How Much Does It Cost to Challenge a Prenup in Oregon?
Challenging a prenup in Oregon adds litigation cost to the base divorce filing fee of $301 (as of February 2026; verify with your local clerk). A contested prenup challenge typically requires depositions, financial experts, and trial preparation, pushing total attorney fees into the range of $15,000 to $50,000 or more depending on asset complexity and how vigorously enforcement is contested.

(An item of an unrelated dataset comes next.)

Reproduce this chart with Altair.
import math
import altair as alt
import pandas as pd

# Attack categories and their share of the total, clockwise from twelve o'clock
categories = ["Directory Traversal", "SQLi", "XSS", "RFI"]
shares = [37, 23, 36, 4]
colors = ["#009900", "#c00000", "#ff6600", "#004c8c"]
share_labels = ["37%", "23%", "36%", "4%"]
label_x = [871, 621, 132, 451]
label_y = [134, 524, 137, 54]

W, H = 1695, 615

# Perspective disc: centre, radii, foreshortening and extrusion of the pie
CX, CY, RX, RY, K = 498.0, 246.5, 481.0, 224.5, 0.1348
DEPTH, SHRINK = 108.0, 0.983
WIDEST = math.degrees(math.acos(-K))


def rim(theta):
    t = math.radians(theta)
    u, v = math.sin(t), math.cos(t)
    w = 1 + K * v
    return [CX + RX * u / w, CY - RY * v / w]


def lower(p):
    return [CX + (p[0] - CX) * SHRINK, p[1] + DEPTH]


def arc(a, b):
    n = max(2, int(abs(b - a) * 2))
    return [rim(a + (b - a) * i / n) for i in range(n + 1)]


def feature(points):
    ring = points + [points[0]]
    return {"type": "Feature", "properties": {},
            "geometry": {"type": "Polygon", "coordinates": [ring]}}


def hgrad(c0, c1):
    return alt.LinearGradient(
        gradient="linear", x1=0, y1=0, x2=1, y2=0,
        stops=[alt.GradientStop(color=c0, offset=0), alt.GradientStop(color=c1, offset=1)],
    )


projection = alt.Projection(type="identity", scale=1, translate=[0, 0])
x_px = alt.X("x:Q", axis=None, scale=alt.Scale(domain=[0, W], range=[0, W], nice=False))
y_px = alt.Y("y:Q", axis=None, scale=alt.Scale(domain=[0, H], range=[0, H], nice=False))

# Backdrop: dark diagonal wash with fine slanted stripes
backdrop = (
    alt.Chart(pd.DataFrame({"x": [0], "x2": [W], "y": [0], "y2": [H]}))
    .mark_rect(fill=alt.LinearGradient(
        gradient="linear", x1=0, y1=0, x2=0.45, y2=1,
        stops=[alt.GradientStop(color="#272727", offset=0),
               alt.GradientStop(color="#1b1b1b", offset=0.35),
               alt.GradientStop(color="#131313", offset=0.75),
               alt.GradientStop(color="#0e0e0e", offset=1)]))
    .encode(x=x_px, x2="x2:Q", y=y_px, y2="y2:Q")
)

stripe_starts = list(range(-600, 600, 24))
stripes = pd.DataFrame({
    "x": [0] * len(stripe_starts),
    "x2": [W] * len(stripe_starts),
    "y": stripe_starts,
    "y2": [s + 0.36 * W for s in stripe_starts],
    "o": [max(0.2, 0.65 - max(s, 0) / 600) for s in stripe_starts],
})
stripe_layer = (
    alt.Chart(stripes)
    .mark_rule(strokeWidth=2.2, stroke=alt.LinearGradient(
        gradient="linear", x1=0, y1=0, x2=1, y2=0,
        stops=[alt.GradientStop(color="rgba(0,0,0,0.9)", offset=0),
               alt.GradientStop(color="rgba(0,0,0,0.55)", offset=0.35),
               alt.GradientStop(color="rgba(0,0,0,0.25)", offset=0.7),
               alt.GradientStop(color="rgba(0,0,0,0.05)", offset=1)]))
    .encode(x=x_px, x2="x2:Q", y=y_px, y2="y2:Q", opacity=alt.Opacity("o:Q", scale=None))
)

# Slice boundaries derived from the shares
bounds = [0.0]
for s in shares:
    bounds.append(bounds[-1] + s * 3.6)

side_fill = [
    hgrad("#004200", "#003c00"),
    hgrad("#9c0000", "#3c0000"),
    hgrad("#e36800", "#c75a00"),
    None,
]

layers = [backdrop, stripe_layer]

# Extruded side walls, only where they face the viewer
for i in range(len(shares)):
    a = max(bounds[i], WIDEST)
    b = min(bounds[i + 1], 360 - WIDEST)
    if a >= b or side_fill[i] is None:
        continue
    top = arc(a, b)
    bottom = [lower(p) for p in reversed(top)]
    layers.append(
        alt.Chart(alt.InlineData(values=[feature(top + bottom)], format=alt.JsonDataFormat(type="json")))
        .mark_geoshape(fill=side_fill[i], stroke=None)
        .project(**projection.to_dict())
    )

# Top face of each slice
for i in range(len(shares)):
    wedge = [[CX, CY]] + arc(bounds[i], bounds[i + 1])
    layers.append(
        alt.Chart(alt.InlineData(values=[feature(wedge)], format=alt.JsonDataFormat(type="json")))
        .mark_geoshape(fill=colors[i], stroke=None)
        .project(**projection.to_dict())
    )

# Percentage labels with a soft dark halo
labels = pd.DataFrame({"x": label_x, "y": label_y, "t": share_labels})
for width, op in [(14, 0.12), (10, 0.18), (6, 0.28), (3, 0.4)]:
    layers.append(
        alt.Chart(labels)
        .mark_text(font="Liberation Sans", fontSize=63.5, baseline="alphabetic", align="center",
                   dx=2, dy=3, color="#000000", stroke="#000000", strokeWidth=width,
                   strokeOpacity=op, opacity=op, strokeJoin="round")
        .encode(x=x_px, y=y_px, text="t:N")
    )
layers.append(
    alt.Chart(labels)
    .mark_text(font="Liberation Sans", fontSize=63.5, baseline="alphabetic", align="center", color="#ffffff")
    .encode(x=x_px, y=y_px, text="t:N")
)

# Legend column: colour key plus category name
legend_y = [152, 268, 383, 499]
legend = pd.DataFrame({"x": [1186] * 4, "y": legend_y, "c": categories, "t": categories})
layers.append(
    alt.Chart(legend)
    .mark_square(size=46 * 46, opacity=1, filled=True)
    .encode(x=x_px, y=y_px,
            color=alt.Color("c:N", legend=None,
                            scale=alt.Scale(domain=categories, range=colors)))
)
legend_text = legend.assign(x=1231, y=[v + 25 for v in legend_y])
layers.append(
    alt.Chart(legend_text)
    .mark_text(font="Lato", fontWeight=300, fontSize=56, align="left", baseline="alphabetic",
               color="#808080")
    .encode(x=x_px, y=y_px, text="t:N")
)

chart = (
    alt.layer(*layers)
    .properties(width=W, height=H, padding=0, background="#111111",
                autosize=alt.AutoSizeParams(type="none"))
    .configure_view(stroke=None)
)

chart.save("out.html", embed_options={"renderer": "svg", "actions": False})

The dissolution filing fee in Oregon is $301 statewide across all 36 circuit courts as of February 2026, with slight county variation reported between approximately $273 and $301. That fee does not include the cost of litigating prenup enforceability. Because ORS § 108.725 requires the challenger to prove either involuntariness or unconscionability-plus-disclosure-failure, a serious challenge usually involves discovery into the circumstances of signing, financial records from the time of execution, and sometimes expert testimony on asset values. Low-income filers may qualify for a fee waiver or deferral of the $301 filing fee — eligibility generally requires household income below 200% of the federal poverty level or receipt of benefits such as SNAP or TANF. Note that the filing-fee waiver covers court costs, not attorney fees. Oregon courts can, in some dissolution cases, order one spouse to contribute to the other's attorney fees, which can offset the cost of a meritorious prenup challenge.